Aim of the task
Take the lines of the data below from the very first through the line containing "7, 5, 4, 3, 2]" and output them exactly, pictures excluded.

[BEGIN]

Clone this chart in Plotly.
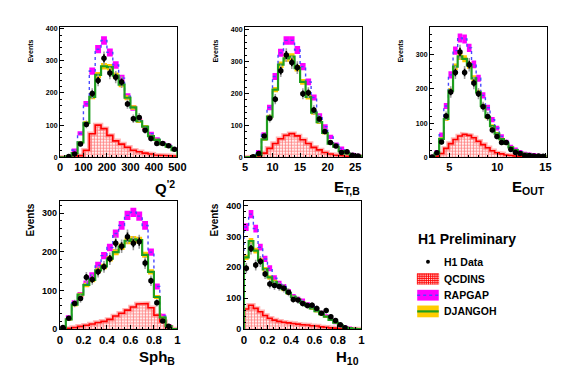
import numpy as np
import plotly.graph_objects as go

W, H = 567, 384
FONT = "Liberation Sans, Arial, Helvetica, sans-serif"

# ---------------- data ----------------
# Q'^2
q2_edges = np.arange(0, 525, 25)
q2_data    = [0, 2, 10, 41, 102, 198, 239, 308, 262, 249, 234, 166, 120, 124, 84, 58, 43, 43, 36, 25]
q2_djangoh = [0, 3, 13, 46, 107, 188, 256, 283, 280, 254, 226, 185, 155, 112, 95, 66, 54, 41, 33, 22]
q2_rapgap  = [0, 2, 22, 74, 166, 268, 336, 363, 326, 287, 246, 190, 153, 114, 92, 73, 56, 43, 36, 25]
q2_qcdins  = [0, 0, 1, 5, 22, 73, 100, 89, 68, 51, 41, 31, 22, 17, 13, 10, 7, 6, 5, 4]

# E_T,B
etb_edges = np.arange(5, 27, 1)
etb_data    = [0, 2, 12, 67, 122, 182, 271, 320, 297, 281, 199, 202, 148, 120, 81, 46, 35, 15, 17, 6, 4]
etb_djangoh = [0, 2, 7, 56, 127, 212, 290, 310, 315, 279, 236, 189, 140, 110, 76, 43, 33, 19, 12, 7, 5]
etb_rapgap  = [0, 2, 17, 72, 156, 253, 327, 366, 366, 336, 284, 236, 187, 130, 96, 64, 40, 28, 15, 9, 6]
etb_qcdins  = [0, 0, 2, 13, 28, 43, 58, 69, 74, 67, 55, 43, 31, 23, 15, 10, 7, 5, 4, 3, 2]

# E_OUT
eout_edges = np.linspace(3, 15, 26)
eout_data    = [1, 13, 45, 121, 191, 248, 308, 248, 271, 217, 186, 148, 119, 80, 61, 43, 43, 23, 14, 11, 5, 5, 4, 4, 3]
eout_djangoh = [2, 11, 54, 112, 195, 265, 295, 288, 269, 231, 190, 150, 117, 91, 69, 53, 40, 29, 21, 14, 10, 8, 6, 5, 4]
eout_rapgap  = [2, 16, 66, 150, 241, 312, 349, 346, 320, 272, 231, 181, 145, 110, 85, 61, 45, 31, 23, 16, 11, 9, 7, 5, 4]
eout_qcdins  = [0, 3, 11, 26, 40, 52, 62, 67, 64, 57, 47, 37, 28, 19, 13, 10, 7, 5, 4, 3, 2, 2, 1, 1, 1]

# Sph_B
sph_edges = np.linspace(0, 1, 21)
sph_data    = [4, 28, 66, 79, 134, 128, 148, 161, 182, 222, 214, 239, 222, 226, 171, 125, 68, 21, 7, 0]
sph_djangoh = [2, 25, 63, 89, 114, 127, 152, 162, 182, 199, 213, 228, 232, 230, 192, 148, 83, 30, 8, 0]
sph_rapgap  = [2, 30, 68, 89, 118, 139, 165, 190, 211, 247, 268, 294, 302, 292, 268, 199, 110, 34, 8, 0]
sph_qcdins  = [0, 2, 4, 7, 10, 13, 17, 20, 25, 34, 41, 49, 57, 65, 66, 55, 36, 19, 4, 0]

# H_10
h10_edges = np.linspace(0, 1, 26)
h10_data    = [197, 261, 207, 219, 178, 146, 141, 138, 132, 119, 96, 94, 83, 76, 77, 67, 51, 60, 40, 28, 14, 4, 0, 0, 0]
h10_djangoh = [232, 285, 254, 222, 193, 167, 153, 140, 129, 116, 104, 95, 85, 76, 67, 58, 48, 40, 30, 21, 13, 6, 3, 1, 0]
h10_rapgap  = [330, 372, 325, 265, 227, 197, 165, 148, 138, 122, 106, 97, 92, 81, 74, 63, 53, 42, 32, 21, 13, 7, 3, 1, 0]
h10_qcdins  = [65, 77, 67, 56, 44, 35, 29, 25, 22, 20, 18, 16, 14, 13, 11, 10, 7, 6, 4, 3, 2, 1, 0, 0, 0]

legend_labels = ["H1 Data", "QCDINS", "RAPGAP", "DJANGOH"]

# ---------------- styling / layout ----------------
panels = [
    dict(edges=q2_edges, data=q2_data, dj=q2_djangoh, rg=q2_rapgap, qi=q2_qcdins,
         box=(50, 170, 17, 150), xr=[0, 500], yr=[0, 406], xt0=0, xdt=100, xmdt=20,
         title="Q<sup>'2</sup>", row=1),
    dict(edges=etb_edges, data=etb_data, dj=etb_djangoh, rg=etb_rapgap, qi=etb_qcdins,
         box=(239, 359, 17, 150), xr=[5, 26.3], yr=[0, 409], xt0=5, xdt=5, xmdt=1,
         title="E<sub>T,B</sub>", row=1),
    dict(edges=eout_edges, data=eout_data, dj=eout_djangoh, rg=eout_rapgap, qi=eout_qcdins,
         box=(428, 548, 17, 150), xr=[3, 15.2], yr=[0, 382], xt0=5, xdt=5, xmdt=1,
         title="E<sub>OUT</sub>", row=1),
    dict(edges=sph_edges, data=sph_data, dj=sph_djangoh, rg=sph_rapgap, qi=sph_qcdins,
         box=(50, 170, 195, 325), xr=[0, 1], yr=[0, 330], xt0=0, xdt=0.2, xmdt=0.05,
         title="Sph<sub>B</sub>", row=2),
    dict(edges=h10_edges, data=h10_data, dj=h10_djangoh, rg=h10_rapgap, qi=h10_qcdins,
         box=(238, 358, 195, 325), xr=[0, 1], yr=[0, 413], xt0=0, xdt=0.2, xmdt=0.05,
         title="H<sub>10</sub>", row=2),
]

MAGENTA = "#ff00ff"
YELLOW = "#ffcc00"
GREEN = "#1e9e1e"
BLUE = "#4848ff"
RED = "#ff0000"


def fx(p):
    return p / W


def fy(p):
    return 1 - p / H


def step_xy(edges, vals):
    xs, ys = [float(edges[0])], [0.0]
    for i, v in enumerate(vals):
        xs += [float(edges[i]), float(edges[i + 1])]
        ys += [v, v]
    xs.append(float(edges[-1]))
    ys.append(0.0)
    return xs, ys


fig = go.Figure()
layout = dict(
    width=W, height=H, margin=dict(l=0, r=0, t=0, b=0),
    paper_bgcolor="white", plot_bgcolor="white", showlegend=False,
    barmode="overlay", font=dict(family=FONT, color="black"),
)
annotations = []

for i, p in enumerate(panels, start=1):
    xa = "x" if i == 1 else f"x{i}"
    ya = "y" if i == 1 else f"y{i}"
    edges = np.asarray(p["edges"], dtype=float)
    centers = (edges[:-1] + edges[1:]) / 2
    bw = float(edges[1] - edges[0])
    data = np.asarray(p["data"], dtype=float)
    dj = np.asarray(p["dj"], dtype=float)
    rg = np.asarray(p["rg"], dtype=float)
    qi = np.asarray(p["qi"], dtype=float)

    # QCDINS hatched histogram
    fig.add_trace(go.Bar(
        x=centers, y=qi, width=bw, xaxis=xa, yaxis=ya,
        marker=dict(color="rgba(0,0,0,0)", line=dict(width=0),
                    pattern=dict(shape="+", fgcolor=RED, bgcolor="rgba(255,238,238,1)",
                                 size=3.0, solidity=0.42)),
        hoverinfo="skip"))

    # RAPGAP band
    mk = rg > 0
    rh = 5 + 0.023 * rg[mk]
    fig.add_trace(go.Bar(
        x=centers[mk], y=2 * rh, base=rg[mk] - rh, width=bw, xaxis=xa, yaxis=ya,
        marker=dict(color=MAGENTA, line=dict(width=0)), hoverinfo="skip"))
    sx, sy = step_xy(edges, rg)
    fig.add_trace(go.Scatter(x=sx, y=sy, mode="lines", xaxis=xa, yaxis=ya,
                             line=dict(color=BLUE, dash="dot", width=1.4), hoverinfo="skip"))

    # DJANGOH band
    mk = dj > 0
    dh = 3 + 0.025 * dj[mk]
    fig.add_trace(go.Bar(
        x=centers[mk], y=2 * dh, base=dj[mk] - dh, width=bw, xaxis=xa, yaxis=ya,
        marker=dict(color=YELLOW, line=dict(width=0)), hoverinfo="skip"))

    # QCDINS outline
    sx, sy = step_xy(edges, qi)
    fig.add_trace(go.Scatter(x=sx, y=sy, mode="lines", xaxis=xa, yaxis=ya,
                             line=dict(color="rgba(255,110,110,0.5)", width=4.5), hoverinfo="skip"))
    fig.add_trace(go.Scatter(x=sx, y=sy, mode="lines", xaxis=xa, yaxis=ya,
                             line=dict(color=RED, width=1.6), hoverinfo="skip"))

    # DJANGOH line
    sx, sy = step_xy(edges, dj)
    fig.add_trace(go.Scatter(x=sx, y=sy, mode="lines", xaxis=xa, yaxis=ya,
                             line=dict(color=GREEN, width=2.2), hoverinfo="skip"))

    # Data
    mk = data > 0
    err = np.sqrt(data[mk])
    fig.add_trace(go.Scatter(
        x=centers[mk], y=data[mk], mode="markers", xaxis=xa, yaxis=ya,
        marker=dict(size=0.1, color="rgba(0,0,0,0)"),
        error_y=dict(type="data", array=1.2 * err, color="#a0a0a0", thickness=1.6, width=0),
        hoverinfo="skip"))
    fig.add_trace(go.Scatter(
        x=centers[mk], y=data[mk], mode="markers", xaxis=xa, yaxis=ya,
        marker=dict(size=5.5, color="black"),
        error_y=dict(type="data", array=0.7 * err, color="black", thickness=1.6, width=0),
        hoverinfo="skip"))

    x0, x1, y0, y1 = p["box"]
    row = p["row"]
    xfs = 11 if row == 1 else 11.5
    yfs = 7 if row == 1 else 9
    common = dict(showline=True, linecolor="black", linewidth=1, mirror=True,
                  showgrid=False, zeroline=False, ticks="inside", ticklen=4,
                  tickcolor="black", tickwidth=1)
    layout["xaxis" if i == 1 else f"xaxis{i}"] = dict(
        domain=[fx(x0), fx(x1)], range=p["xr"], anchor=ya,
        tickmode="linear", tick0=p["xt0"], dtick=p["xdt"],
        tickfont=dict(family=FONT, size=xfs, weight="bold"),
        minor=dict(ticks="inside", ticklen=2, tickcolor="black", dtick=p["xmdt"], tick0=p["xt0"]),
        **common)
    layout["yaxis" if i == 1 else f"yaxis{i}"] = dict(
        domain=[fy(y1), fy(y0)], range=p["yr"], anchor=xa,
        tickmode="linear", tick0=0, dtick=100,
        tickfont=dict(family=FONT, size=yfs, weight="bold"),
        minor=dict(ticks="inside", ticklen=2, tickcolor="black", dtick=20),
        **common)

    # x title (right-aligned under the axis)
    annotations.append(dict(
        text=p["title"], xref="paper", yref="paper", x=fx(x1), y=fy(y1 + (31 if row == 1 else 28.5)),
        xanchor="right", yanchor="middle", showarrow=False,
        font=dict(family=FONT, size=15, weight="bold")))
    # y title
    annotations.append(dict(
        text="Events", xref="paper", yref="paper",
        x=fx(x0 - 30), y=fy(y0 + (11 if row == 1 else 0)),
        xanchor="center", yanchor="top", textangle=-90, showarrow=False,
        font=dict(family=FONT, size=(7 if row == 1 else 10), weight="bold")))

# ---------------- legend ----------------
annotations.append(dict(text="H1 Preliminary", xref="paper", yref="paper",
                        x=fx(414), y=fy(233), xanchor="left", yanchor="middle",
                        showarrow=False, font=dict(family=FONT, size=14, weight="bold")))
leg_y = [256.5, 274, 290.5, 307]
for lab, yy in zip(legend_labels, leg_y):
    annotations.append(dict(text=lab, xref="paper", yref="paper", x=fx(440), y=fy(yy),
                            xanchor="left", yanchor="middle", showarrow=False,
                            font=dict(family=FONT, size=10.5, weight="bold")))

shapes = []
# data dot
shapes.append(dict(type="circle", xref="paper", yref="paper",
                   x0=fx(424), x1=fx(428), y0=fy(258.5), y1=fy(254.5),
                   fillcolor="black", line=dict(width=0)))
# QCDINS hatch glyph
shapes.append(dict(type="rect", xref="paper", yref="paper",
                   x0=fx(415), x1=fx(437), y0=fy(279.5), y1=fy(268.5),
                   fillcolor="rgba(255,225,225,1)", line=dict(color="rgba(255,110,110,0.7)", width=1)))
path = ""
gx = 415.5
while gx <= 437:
    path += f"M{fx(gx)},{fy(268.5)}L{fx(gx)},{fy(279.5)}"
    gx += 2.2
gy = 269
while gy <= 279.5:
    path += f"M{fx(415)},{fy(gy)}L{fx(437)},{fy(gy)}"
    gy += 2.2
shapes.append(dict(type="path", xref="paper", yref="paper", path=path,
                   line=dict(color=RED, width=0.9)))
# RAPGAP glyph
shapes.append(dict(type="rect", xref="paper", yref="paper",
                   x0=fx(415), x1=fx(437), y0=fy(296), y1=fy(285),
                   fillcolor=MAGENTA, line=dict(width=0)))
shapes.append(dict(type="line", xref="paper", yref="paper",
                   x0=fx(415), x1=fx(437), y0=fy(290.5), y1=fy(290.5),
                   line=dict(color=BLUE, width=1.4, dash="dot")))
# DJANGOH glyph
shapes.append(dict(type="rect", xref="paper", yref="paper",
                   x0=fx(415), x1=fx(437), y0=fy(313), y1=fy(301),
                   fillcolor=YELLOW, line=dict(width=0)))
shapes.append(dict(type="line", xref="paper", yref="paper",
                   x0=fx(415), x1=fx(437), y0=fy(307), y1=fy(307),
                   line=dict(color=GREEN, width=2.2)))

layout["annotations"] = annotations
layout["shapes"] = shapes
fig.update_layout(**layout)
fig.write_html("out.html")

[END]

Complete output
Clone this chart in Plotly.
import numpy as np
import plotly.graph_objects as go

W, H = 567, 384
FONT = "Liberation Sans, Arial, Helvetica, sans-serif"

# ---------------- data ----------------
# Q'^2
q2_edges = np.arange(0, 525, 25)
q2_data    = [0, 2, 10, 41, 102, 198, 239, 308, 262, 249, 234, 166, 120, 124, 84, 58, 43, 43, 36, 25]
q2_djangoh = [0, 3, 13, 46, 107, 188, 256, 283, 280, 254, 226, 185, 155, 112, 95, 66, 54, 41, 33, 22]
q2_rapgap  = [0, 2, 22, 74, 166, 268, 336, 363, 326, 287, 246, 190, 153, 114, 92, 73, 56, 43, 36, 25]
q2_qcdins  = [0, 0, 1, 5, 22, 73, 100, 89, 68, 51, 41, 31, 22, 17, 13, 10, 7, 6, 5, 4]

# E_T,B
etb_edges = np.arange(5, 27, 1)
etb_data    = [0, 2, 12, 67, 122, 182, 271, 320, 297, 281, 199, 202, 148, 120, 81, 46, 35, 15, 17, 6, 4]
etb_djangoh = [0, 2, 7, 56, 127, 212, 290, 310, 315, 279, 236, 189, 140, 110, 76, 43, 33, 19, 12, 7, 5]
etb_rapgap  = [0, 2, 17, 72, 156, 253, 327, 366, 366, 336, 284, 236, 187, 130, 96, 64, 40, 28, 15, 9, 6]
etb_qcdins  = [0, 0, 2, 13, 28, 43, 58, 69, 74, 67, 55, 43, 31, 23, 15, 10, 7, 5, 4, 3, 2]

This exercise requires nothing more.